In reality, the CRM is not the only place where relevant customer data lives. Missing from CRM object data, for example, are the button clicks and ad impressions of website visitors that could inform proactive engagement for personalized offers and discounts, as well as aggregate buying patterns from billing systems to inform cross-sell/upsell suggestions by agents. Unlocking these high-value interactions across marketing and sales use cases, beyond traditional contact center support use cases, requires collecting data from other sources besides the CRM and then, critically, synthesizing and activating the data for proactive engagement.
 
This is precisely why Twilio acquired Segment. A customer data platform (CDP), unlike traditional CRM, works within, not against, your existing footprint of enterprise applications. Instead of containing object data and requiring largely manual inputs from overworked sales teams, Segment CDP intelligently collects, synthesizes, and activates customer data from a variety of sources that can then inform strategic, proactive customer engagement.
 
For example, with Segment, you could proactively offer a discount via webchat to a prospect who viewed the same product page on your site six different times. Or, during a sales transaction, an agent could cross-sell an item that is most typically sold with the original item, with a satisfaction rating of over 90%. Or, you could send data from the contact center to marketers flagging customers who may have questions about a cross-sell opportunity. These use cases require a higher level of data management than traditional CRMs offer.
 
3 Steps to Unlock New Value from Personalization
 
  1. Consider integrating a CDP, like Twilio Segment, with your contact center to capture, synthesize, and activate first-party customer data, collected from your customers rather than third parties, for personalized interactions. Many contact center vendors offer open APIs to address the limitations of legacy CRM data. But the difference between Segment’s CDP and raw data feeds from open APIs is that Segment CDP distills data into “computed traits” about your customers (B2C) or accounts (B2B). Using this data to better understand and serve your customers will help your bottom line.
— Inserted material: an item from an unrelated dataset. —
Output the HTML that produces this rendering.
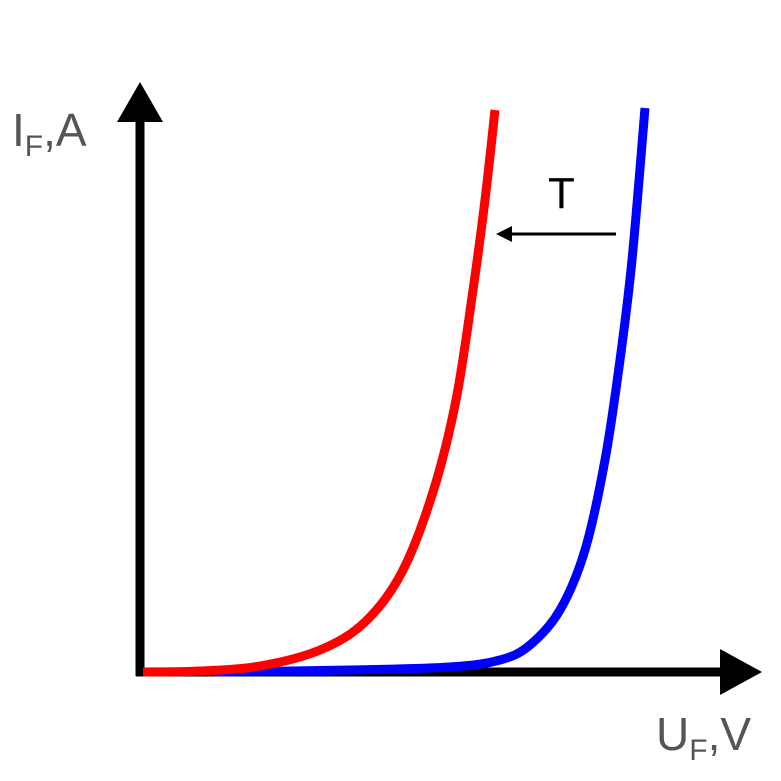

  2. Consider persistent threaded digital conversations for better context. Text messaging with friends and family has always been about the persistent thread. Why do digital contact center conversations have to be one-off? With persistent threads, both the customer and the agent benefit from visibility to prior interactions. The contact center bar has been too low for too long. Persistent threads can be achieved with Twilio Conversations.
  3. Use the same trained agent population to handle all channels, rather than some agents on phones, others on chat. Achieve this by consolidating channels into one contact center user interface. Interactions will be more personalized because when consumers migrate from one channel to another, they can stay with the same agent. And all the training and tools made available to the agents will be available across all channels. Historically, companies have been poor at this: Only 24% of surveyed businesses say they are investing successfully in omni-channel personalization. The Twilio Flex programmable contact center platform has a single user interface for all channel types.
 
Getting to the cloud and adding digital channels is a great first step to modernizing your contact center. But you can’t stop there. By focusing on delivering more personalized interactions, your customers will reward you with repeat business and higher loyalty. Agent and customer satisfaction will go up as conversational messaging mirrors that of our personal text messaging experience. And the foundation will be in place for more proactive customer engagement across sales, marketing, and support functions.